There’s been relief in many circles that GDP in 2008Q1 was revised upward. I too take this as good news, to the extent that the economy seems to be growing more rapidly — and output more balanced — than previously thought. Figure 1 depicts the q/q SAAR growth rate, using the May 2008 preliminary release.
Figure 1: Real GDP (Ch.2000$, SAAR), annualized quarter-on-quarter growth rates, from May 2008 release. NBER defined recession highlighted gray. Source: BEA via FRED II, NBER, and author’s calculations.
Several commentators have interpreted this upward revision as a sign that we are safe from recession (Fundmastery Blog, NewsBusters, Samurai Trader, and Business Law Prof Blog). I particularly like this line from Carpe Diem:
Bottom Line: With GDP growth of almost 1% in the first quarter, there is almost 0 probability that the NBER could determine that the U.S. economy was in recession in 2008, at least not during the first quarter.
I’d like to remind readers that GDP is a series subject to a lot of revisions (and in any case, NBER looks at a lot of other series). To that end, I depict below what we thought GDP was doing at the end of May 2001 , .
Figure 2: Real GDP (Ch.2000$, SAAR), annualized quarter-on-quarter growth rates from May 2008 release (blue), from May 2001 release (red), from July 2001 release (green). NBER defined recession highlighted gray.
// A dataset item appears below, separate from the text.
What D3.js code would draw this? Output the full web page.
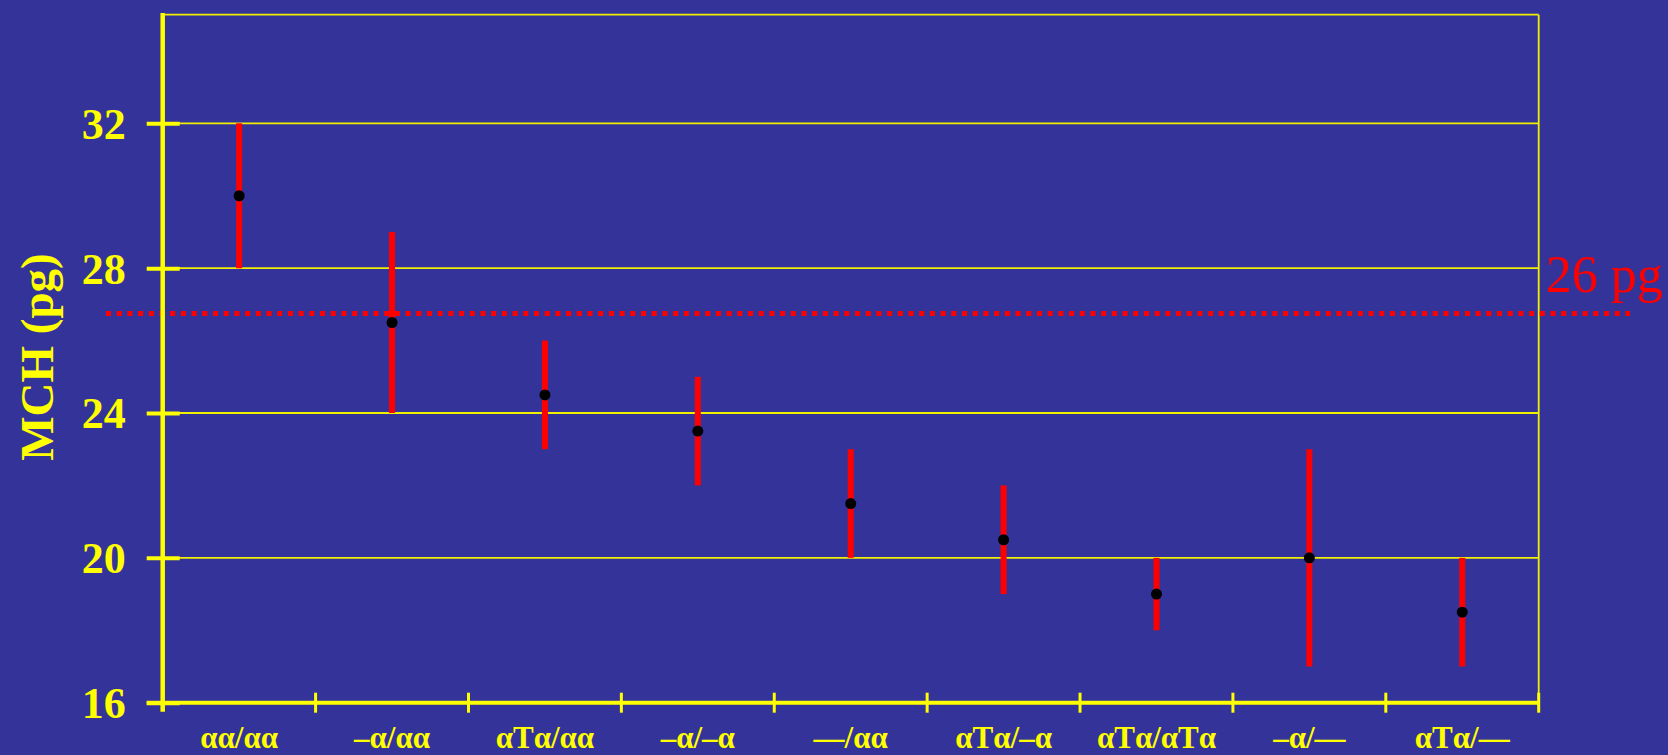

Source: BEA via FRED II, ALFRED, NBER, and author’s calculations.
Note that even at the end of July 2001, we still thought 2001Q1 growth was positive, and thought the same of 2001Q2 as well… So I’m more in agreement with Jeff Frankel than with Carpe Diem.
The reason why many suspected a QI turning point in the first place is employment, which is virtually as important an indicator to the NBER BCDC as is GDP. Jobs have been lost each month since January. Total hours worked is my personal favorite, because in addition to employment it captures the length of the workweek, which firms tend to cut before they lay off workers. …
One final remark about the 2008Q1 preliminary release: note that a big boost to GDP came from the switch of the import contribution to growth from -0.44 ppts to 0.46 ppts, as imports declined. Conditional upon all other information about the other spending components in the current quarter, this means growth is higher, mechanically. But decreasing imports can be a harbinger of either expenditure switching or slowing overall economic growth.
[Late addition: 1PM Pacific] Here is another take on where the economy is going — that is output adjusted by population (total, including armed forces overseas):
Figure 3: Real GDP (Ch.2000$, SAAR) per capita, annualized quarter-on-quarter growth rates, from May 2008 release. NBER defined recession highlighted gray. Source: BEA via FRED II and Census via FRED II, NBER, and author’s calculations.